ISLAMIC FINANCE GAINING GROUND IN GERMANY
ARAB NEWS - The Middle East's Leading English Language Daily
Monday 10 November 2008 (13 Dhul Qa`dah 1429)
Islamic finance gaining ground in Germany
Mushtak Parker | Arab News -
While the United Kingdom and London in particular may have the pole position in facilitating Islamic finance in Europe, Germany potentially could emerge as an even bigger market for Islamic finance on condition that it gets its act together in several areas especially on introducing enabling legislation and increasing government support.
At the first major Islamic finance conference held in Germany and organized by IIR Deutschland in Frankfurt last week, the message was clear that despite the lack of government involvement in the sector, the number of Islamic finance transactions is increasing especially in the real estate and capital markets sectors. "The politicians for their own reasons simply appear not to be interested in facilitating Islamic finance as in the UK," explained Dr. Simon Grieser of the law firm Mayer Brown LLP in Frankfurt.
At the same time, Dr. Grieser could not explain why the momentum created by the issuance of the first quasi-sovereign Sukuk (Islamic securities) in Europe by the German state of Saxony-Anhalt in 2006, has not been further leveraged. "I do not understand why there have not been more issuances in Germany especially by local corporates and why the market has not capitalized on the Saxony Anhalt Sukuk, which was successful and subscribed largely by European investors. It is very disappointing," he added.
It is of course possible to structure Islamic financial transactions in Germany and indeed acquire an existing bank and "convert" it into an Islamic bank, subject to the provisions of the German banking Act and approval from the German Federal Financial Supervisory Authority (BaFin) and the Deutsche Bundesbank (the central bank). But despite the fact that Germany is one of the three largest economies of the world and German trade with the GCC countries is much bigger than the UK's trade with the region, Islamic finance has not featured as strongly as it has in London's trade and investment relations with the Muslim countries.
At the same time, Germany has a Muslim population of just under 5 million, of which 3 million are Turks. This is more than double the UK's Muslim population of just over 2 million. However, according to Dr. Patrik Pohl, general manager, Bankamiz, the special banking brand aimed at Turkish clients of Deutsche Bank in Germany, it is a question of market education. Most of the Turks in Germany do not "embrace Islamic finance" nor have much idea of it entails. Bankamiz is available in 55 Deutsche bank branches in germany and the plan is to increase this to 80 by the end of 2009. Similarly the service has attracted 60,000 clients and this is projected to grow to over 100,000 by end 2009.

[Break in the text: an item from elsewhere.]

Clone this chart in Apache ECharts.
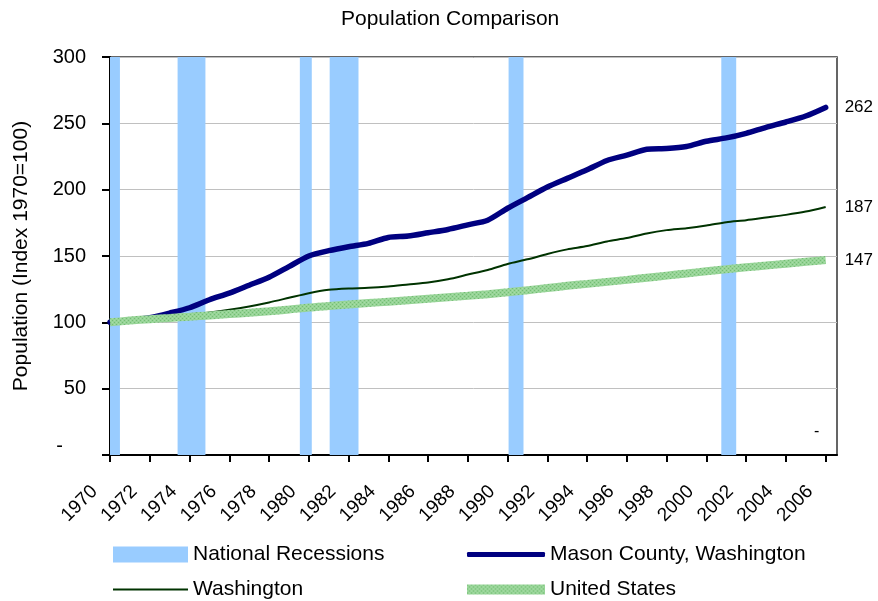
<!DOCTYPE html>
<html>
<head>
<meta charset="utf-8">
<script src="https://cdn.jsdelivr.net/npm/echarts@6/dist/echarts.min.js"></script>
<style>
html,body{margin:0;padding:0;background:#fff;}
#chart{width:878px;height:601px;}
</style>
</head>
<body>
<div id="chart"></div>
<script>
const years = [1970,1971,1972,1973,1974,1975,1976,1977,1978,1979,1980,1981,1982,1983,1984,1985,1986,1987,1988,1989,1990,1991,1992,1993,1994,1995,1996,1997,1998,1999,2000,2001,2002,2003,2004,2005,2006];
const mason = [100,101.5,103.5,107,111,117,122,128,134,142,150,154,157,159.5,164,165,167.5,170,173.5,177,186,194,202,208.5,215,222,226,230.5,231,232.5,236.5,239,242.5,247,251,255.5,262];
const washington = [100,100.5,102,104,106,107.5,109.5,112,115,118.5,122,124.5,125.5,126,127,128.5,130,132.5,136,139.5,144,147.5,151.5,155,157.5,161,163.5,167,169.5,171,173,175.5,177,179,181,183.5,187];
const unitedStates = [100,101.3,102.4,103.3,104.2,105.2,106.2,107.2,108.3,109.6,111.2,112.3,113.4,114.5,115.6,116.7,117.8,118.9,120.0,121.2,122.6,124.2,125.9,127.5,129.0,130.5,132.0,133.6,135.2,136.8,138.5,140.0,141.5,142.8,144.2,145.6,147];
const recessionStart = [1970.0,1973.4,1979.55,1981.05,1990.05,2000.75];
const recessionEnd = [1970.5,1974.8,1980.15,1982.5,1990.8,2001.5];
const xTickLabels = [1970,1972,1974,1976,1978,1980,1982,1984,1986,1988,1990,1992,1994,1996,1998,2000,2002,2004,2006];
const seriesNames = ['National Recessions','Mason County, Washington','Washington','United States'];

const FONT = 'Liberation Sans, Arial, Helvetica, sans-serif';

function makePattern(){
  const c = document.createElement('canvas');
  c.width = 4; c.height = 4;
  const ctx = c.getContext('2d');
  ctx.fillStyle = '#96d496';
  ctx.fillRect(0,0,4,4);
  ctx.fillStyle = '#74bc74';
  ctx.fillRect(0,0,1,1);
  ctx.fillRect(2,2,1,1);
  ctx.fillStyle = '#a8dca8';
  ctx.fillRect(2,0,1,1);
  ctx.fillRect(0,2,1,1);
  return {image: c, repeat: 'repeat'};
}
const usPattern = makePattern();

const pair = arr => years.map((y,i)=>[y, arr[i]]);

const chart = echarts.init(document.getElementById('chart'), null, {renderer:'canvas'});

function legendAt(name, left, top, w, h, icon){
  return {
    left: left, top: top,
    itemWidth: w, itemHeight: h,
    icon: icon,
    itemGap: 0,
    selectedMode: false,
    textStyle: {fontFamily: FONT, fontSize: 21, color: '#000'},
    data: [name]
  };
}

const option = {
  animation: false,
  backgroundColor: '#fff',
  title: {
    text: 'Population Comparison',
    left: 336, top: 4,
    textStyle: {fontFamily: FONT, fontSize: 21, fontWeight: 'normal', color: '#000'}
  },
  legend: [
    legendAt(seriesNames[0], 108, 539, 75, 16, 'rect'),
    legendAt(seriesNames[1], 462, 539, 78, 5, 'roundRect'),
    legendAt(seriesNames[2], 108, 574, 75, 2, 'rect'),
    legendAt(seriesNames[3], 462, 574, 78, 10, 'rect')
  ],
  grid: {
    left: 110, right: 41, top: 57, bottom: 146,
    show: true, borderColor: '#333', borderWidth: 1.5, backgroundColor: 'transparent'
  },
  xAxis: {
    type: 'value',
    min: 1970, max: 2006.57,
    axisLine: {show: true, onZero: false, lineStyle: {color: '#000', width: 2}},
    axisTick: {show: true, length: 7, lineStyle: {color: '#000', width: 2}, customValues: xTickLabels},
    axisLabel: {
      customValues: xTickLabels,
      rotate: 45, margin: 18,
      padding: [0, 22, 0, 0],
      fontFamily: FONT, fontSize: 19, color: '#000',
      formatter: v => String(v)
    },
    splitLine: {show: false}
  },
  yAxis: {
    type: 'value',
    min: 0, max: 300, interval: 50,
    name: 'Population (Index 1970=100)',
    nameLocation: 'middle',
    nameGap: 78,
    nameTextStyle: {fontFamily: FONT, fontSize: 21, color: '#000'},
    axisLine: {show: true, lineStyle: {color: '#000', width: 2}},
    axisTick: {show: true, length: 8, lineStyle: {color: '#000', width: 2}},
    axisLabel: {
      margin: 24,
      fontFamily: FONT, fontSize: 20, color: '#000',
      formatter: v => v === 0 ? '{d|-}' : String(v),
      rich: {d: {fontFamily: FONT, fontSize: 20, color: '#000', padding: [0, 23, 18, 0]}}
    },
    splitLine: {show: true, lineStyle: {color: '#c0c0c0', width: 1}}
  },
  series: [
    {
      name: seriesNames[0],
      type: 'custom',
      itemStyle: {color: '#99ccff'},
      data: recessionStart.map((s,i)=>[s, recessionEnd[i], 0, 300]),
      encode: {x: [0,1], y: [2,3]},
      clip: true,
      z: 1,
      renderItem: function(params, api){
        const a = api.coord([api.value(0), api.value(3)]);
        const b = api.coord([api.value(1), api.value(2)]);
        return {
          type: 'rect',
          shape: {x: a[0], y: a[1], width: b[0]-a[0], height: b[1]-a[1]},
          style: {fill: '#99ccff'}
        };
      }
    },
    {
      name: seriesNames[1],
      type: 'line',
      data: pair(mason),
      symbol: 'none',
      smooth: 0.25,
      z: 3,
      itemStyle: {color: '#000080'},
      lineStyle: {color: '#000080', width: 5.5, cap: 'round', join: 'round'},
      endLabel: {show: true, distance: 19, fontFamily: FONT, fontSize: 17, color: '#000', formatter: p => String(Math.round(p.value[1]))}
    },
    {
      name: seriesNames[2],
      type: 'line',
      data: pair(washington),
      symbol: 'none',
      smooth: 0.25,
      z: 3,
      itemStyle: {color: '#003300'},
      lineStyle: {color: '#003300', width: 2},
      endLabel: {show: true, distance: 19, fontFamily: FONT, fontSize: 17, color: '#000', formatter: p => String(Math.round(p.value[1]))}
    },
    {
      name: seriesNames[3],
      type: 'line',
      data: pair(unitedStates),
      symbol: 'none',
      smooth: 0.25,
      z: 4,
      itemStyle: {color: usPattern},
      lineStyle: {color: usPattern, width: 8},
      endLabel: {show: true, distance: 19, fontFamily: FONT, fontSize: 17, color: '#000', formatter: p => String(Math.round(p.value[1]))}
    }
  ],
  graphic: [
    {type: 'text', left: 814, top: 424, style: {text: '-', fontFamily: FONT, fontSize: 16, fill: '#000'}}
  ]
};
chart.setOption(option);
</script>
</body>
</html>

German banks such as Deutsche Bank, Commerzbank and Dresdner Bank are already well involved in the sector albeit in overseas markets. Deutsche Bank for instance has co-lead managed MTN issuances for the Jeddah-based Islamic Development Bank and pioneered the Islamic Equity Certificates with National Commercial Bank of Saudi Arabia - a product which the promoters claimed was the first Islamic retail product with universal marketing application and capability.
Commerzbank on the other hand structured the Al-Sukoor European Equity Fund on behalf of Al-Tawfeek Company for Investments, part of the Jeddah-based Dallah Albaraka Group which was largely aimed at Turkish expatriates on Germany and the Benelux countries, and later marketed to Turkish retail investors in Turkey as well. But the Fund for a number of reasons closed after four years.
In 2006, Abu Dhabi Investment House launched the 600 million euro Gulf German Residences Fund, an Islamic real estate fund, which invested in a portfolio of 100 buildings located throughout Germany. In 2006 also, CCH Europe GmBH, the German subsidiary of UK trade finance group, CCH International, arranged the first Islamic trade finance facility for a Russian Bank - a $20 million Murabaha for Globexbank of Moscow, with the funds provided by a GCC Islamic bank. Similarly, Arab Investment Ltd launched its debut German AIL Fund 1, with an investment of 400 million euro in 2007 and which invested in a portfolio of commercial properties and shopping complexes in Berlin, Karlsruhe and Dresden. According to Lars-Oliver Breuer of Savills (Germany), the property investment adviser to the Fund, there is increasing demand from Islamic investors for selected opportunities in the larger economies in Europe such as Germany. The country, he added, has a stable investment market with much less market volatility and as such has a high investment attractiveness for overseas investors.
The German real estate market also "has an excellent price/performance ratio" underpinned by favorable rent levels and high quality of construction. Germany also has one of the best deal flows in a number of attractive locations, although these deals would be above the 100 million euro levels.
Many German bankers and market players are keen to see the German government, the Deutsche Bundesbank and BaFin to be more proactive in facilitating and promoting Islamic finance, not only as a part of a social and financial inclusion policy initiative, but also to attract more investments and facilitate greater trade and financial cooperation with Muslim countries. After all, Germany already has a more competitive market position than the UK, and yet London is way ahead in terms of being an international Islamic financial center.